Untuk menghadapi persoalan itu, Chatib mengungkapkan setidaknya ada tiga cara yang bisa ditempuh pemerintah mendatang. Pertaman ialah menaikkan tabungan domestik bruto dengan meningkatkan rasio pajak terhadap PDB.
"Yang pertama adalah karena savings-nya lebih kecil dari investment, maka kita perlu menaikkan savings. Caranya adalah dengan menaikkan savings, meningkatkan tax ratio terhadap GDP, artinya peningkatan penerimaan pajak melalui administrative reform," tutur Chatib.
Kedua, peningkatan produktivitas domestik untuk menurunkan angka ICOR yang masih tinggi. Peningkatan produktivitas ini bisa dilakukan dengan cara efisiensi perekonomian, seperti memperbaiki kualitas SDM, hingga tata kelola pemerintahan.
"Artinya untuk output yang sama dibutuhkan biaya yang lebih rendah. Dengan kata lain kita bicara mengenai efisiensi di sini. Caranya dengan memperbaiki kualitas human capital, dengan terus melanjutkan program infrastruktur, dan perbaikan di dalam tata kelola pemerintahan," ungkapnya.
Ketiga, upaya memperbesar aliran modal asing yang masuk ke dalam negeri dalam bentuk penanaman modal asing (PMA) atau foreign direct investment (FDI). Dengan demikian, iklim investasi di Indonesia harus dijaga supaya investor menanamkan modalnya di dalam negeri untuk membuka lapangan kerja di dalam negeri dan menyerap tenaga kerja domestik.

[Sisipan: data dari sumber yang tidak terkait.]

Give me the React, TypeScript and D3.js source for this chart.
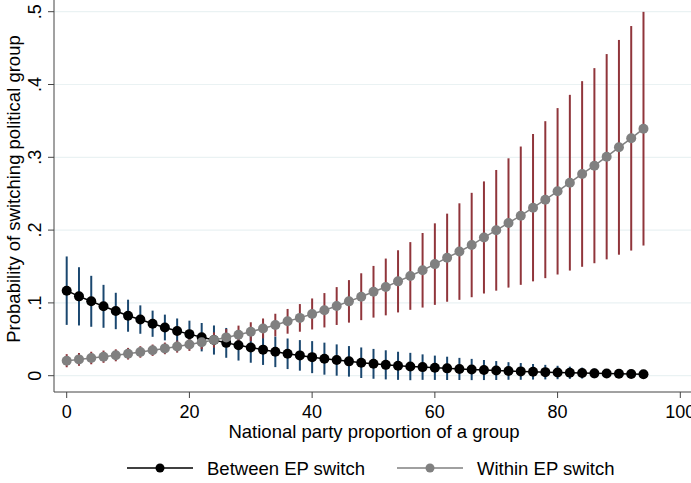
import React from "react";
import * as d3 from "d3";

// National party proportion of a group
const xs = [
  0, 2, 4, 6, 8, 10, 12, 14, 16, 18, 20, 22, 24, 26, 28, 30, 32, 34, 36, 38, 40, 42, 44, 46,
  48, 50, 52, 54, 56, 58, 60, 62, 64, 66, 68, 70, 72, 74, 76, 78, 80, 82, 84, 86, 88, 90, 92, 94,
];

// Between EP switch: predicted probability and CI half-width
const betweenEst = [
  0.1168, 0.109, 0.1022, 0.0953, 0.0889, 0.0824, 0.0771, 0.0714, 0.0662, 0.0614, 0.0571, 0.0529,
  0.049, 0.0451, 0.0418, 0.0388, 0.0358, 0.0328, 0.0301, 0.0279, 0.0255, 0.0234, 0.0215, 0.0197,
  0.0178, 0.0163, 0.0149, 0.0136, 0.0126, 0.0118, 0.0109, 0.0101, 0.0093, 0.0085, 0.0078, 0.0071,
  0.0065, 0.0059, 0.0054, 0.0049, 0.0044, 0.004, 0.0036, 0.0032, 0.0029, 0.0026, 0.0023, 0.0021,
];
const betweenCI = [
  0.047, 0.04, 0.035, 0.0295, 0.025, 0.022, 0.0195, 0.018, 0.0177, 0.0172, 0.0185, 0.0195,
  0.02, 0.0205, 0.021, 0.021, 0.021, 0.021, 0.021, 0.021, 0.022, 0.022, 0.0215, 0.021,
  0.021, 0.0205, 0.02, 0.0193, 0.0188, 0.0175, 0.0167, 0.016, 0.0152, 0.0146, 0.0138, 0.013,
  0.0121, 0.0115, 0.0107, 0.01, 0.0092, 0.0084, 0.0075, 0.0067, 0.006, 0.0054, 0.0048, 0.0043,
];

// Within EP switch
const withinEst = [
  0.0206, 0.0224, 0.0243, 0.0261, 0.028, 0.0302, 0.0326, 0.035, 0.0375, 0.04, 0.0428, 0.0459,
  0.049, 0.0526, 0.0563, 0.0604, 0.0649, 0.0696, 0.0747, 0.0794, 0.0848, 0.0899, 0.0957, 0.1021,
  0.1085, 0.1153, 0.1219, 0.1296, 0.137, 0.1448, 0.1533, 0.1621, 0.1705, 0.1795, 0.1899, 0.1997,
  0.2098, 0.2198, 0.2308, 0.2418, 0.2533, 0.2651, 0.2771, 0.2885, 0.3008, 0.3137, 0.3261, 0.3393,
];
const withinCI = [
  0.009, 0.0088, 0.0086, 0.0084, 0.0082, 0.008, 0.0079, 0.0078, 0.008, 0.0083, 0.0087, 0.0095,
  0.0105, 0.0115, 0.0125, 0.013, 0.0137, 0.0155, 0.017, 0.019, 0.0213, 0.0236, 0.026, 0.0292,
  0.0322, 0.0355, 0.039, 0.0427, 0.0465, 0.0512, 0.056, 0.0605, 0.0663, 0.0717, 0.077, 0.0829,
  0.0888, 0.095, 0.1012, 0.1078, 0.1143, 0.1207, 0.1275, 0.134, 0.141, 0.1475, 0.1542, 0.1605,
];

const xTicks = [0, 20, 40, 60, 80, 100];
const yTicks = [0, 0.1, 0.2, 0.3, 0.4, 0.5];
const yTickLabels = ["0", ".1", ".2", ".3", ".4", ".5"];

const series = [
  { name: "Between EP switch", est: betweenEst, ci: betweenCI, color: "#000000", ciColor: "#1a476f" },
  { name: "Within EP switch", est: withinEst, ci: withinCI, color: "#808080", ciColor: "#90353b" },
];

const W = 691;
const H = 483;
const axisX = 54;
const axisY = 392;
const font = "'Liberation Sans', Arial, Helvetica, sans-serif";

export default function App() {
  const x = d3.scaleLinear().domain([0, 100]).range([66.7, 680.3]);
  const y = d3.scaleLinear().domain([0, 0.5]).range([375.7, 11.7]);

  const line = d3
    .line<number>()
    .x((_, i) => x(xs[i]))
    .y((d) => y(d));

  return (
    <svg
      width={W}
      height={H}
      style={{ position: "absolute", left: 0, top: 0, background: "#fff" }}
      fontFamily={font}
    >
      {/* grid */}
      {yTicks.map((t) => (
        <line key={"g" + t} x1={axisX} x2={W} y1={y(t)} y2={y(t)} stroke="#eaf2f3" strokeWidth={1.2} />
      ))}

      {/* confidence intervals */}
      {series.map((s) =>
        s.est.map((e, i) => (
          <line
            key={s.name + "ci" + i}
            x1={x(xs[i])}
            x2={x(xs[i])}
            y1={y(e - s.ci[i])}
            y2={y(e + s.ci[i])}
            stroke={s.ciColor}
            strokeWidth={2}
          />
        ))
      )}

      {/* lines + markers */}
      {series.map((s) => (
        <g key={s.name}>
          <path d={line(s.est) || ""} fill="none" stroke={s.color} strokeWidth={1.5} />
          {s.est.map((e, i) => (
            <circle key={i} cx={x(xs[i])} cy={y(e)} r={5} fill={s.color} />
          ))}
        </g>
      ))}

      {/* axes */}
      <line x1={axisX} x2={axisX} y1={0} y2={axisY} stroke="#444" strokeWidth={1} />
      <line x1={axisX} x2={W} y1={axisY} y2={axisY} stroke="#444" strokeWidth={1} />
      {yTicks.map((t, i) => (
        <g key={"yt" + t}>
          <line x1={axisX - 6} x2={axisX} y1={y(t)} y2={y(t)} stroke="#444" />
          <text
            transform={`translate(41,${y(t)}) rotate(-90)`}
            textAnchor="middle"
            fontSize={18}
            fill="#000"
          >
            {yTickLabels[i]}
          </text>
        </g>
      ))}
      {xTicks.map((t) => (
        <g key={"xt" + t}>
          <line x1={x(t)} x2={x(t)} y1={axisY} y2={axisY + 6} stroke="#444" />
          <text x={x(t)} y={418} textAnchor="middle" fontSize={18} fill="#000">
            {t}
          </text>
        </g>
      ))}

      {/* axis titles */}
      <text x={374} y={438} textAnchor="middle" fontSize={18.5} fill="#000">
        National party proportion of a group
      </text>
      <text
        transform="translate(20,189) rotate(-90)"
        textAnchor="middle"
        fontSize={18.5}
        fill="#000"
      >
        Probability of switching political group
      </text>

      {/* legend */}
      {series.map((s, i) => {
        const lx = i === 0 ? 127 : 397;
        return (
          <g key={"lg" + s.name}>
            <line x1={lx} x2={lx + 66} y1={468} y2={468} stroke={s.color} strokeWidth={1.5} />
            <circle cx={lx + 33} cy={468} r={4.5} fill={s.color} />
            <text x={lx + 80} y={474.5} fontSize={18.5} fill="#000">
              {s.name}
            </text>
          </g>
        );
      })}
    </svg>
  );
}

"Karena itu, untuk membuat ekonominya relatif stabil, maka to fill the gap, untuk mengisi kekosongan ini, dia harus dibiayai melalui PMA. Maka penting sekali untuk menarik foreign direct investment untuk melakukan investasi di Indonesia. Atau alternatif terakhir adalah kombinasi dari tiga kebijakan yang saya sebut," tegas Chatib.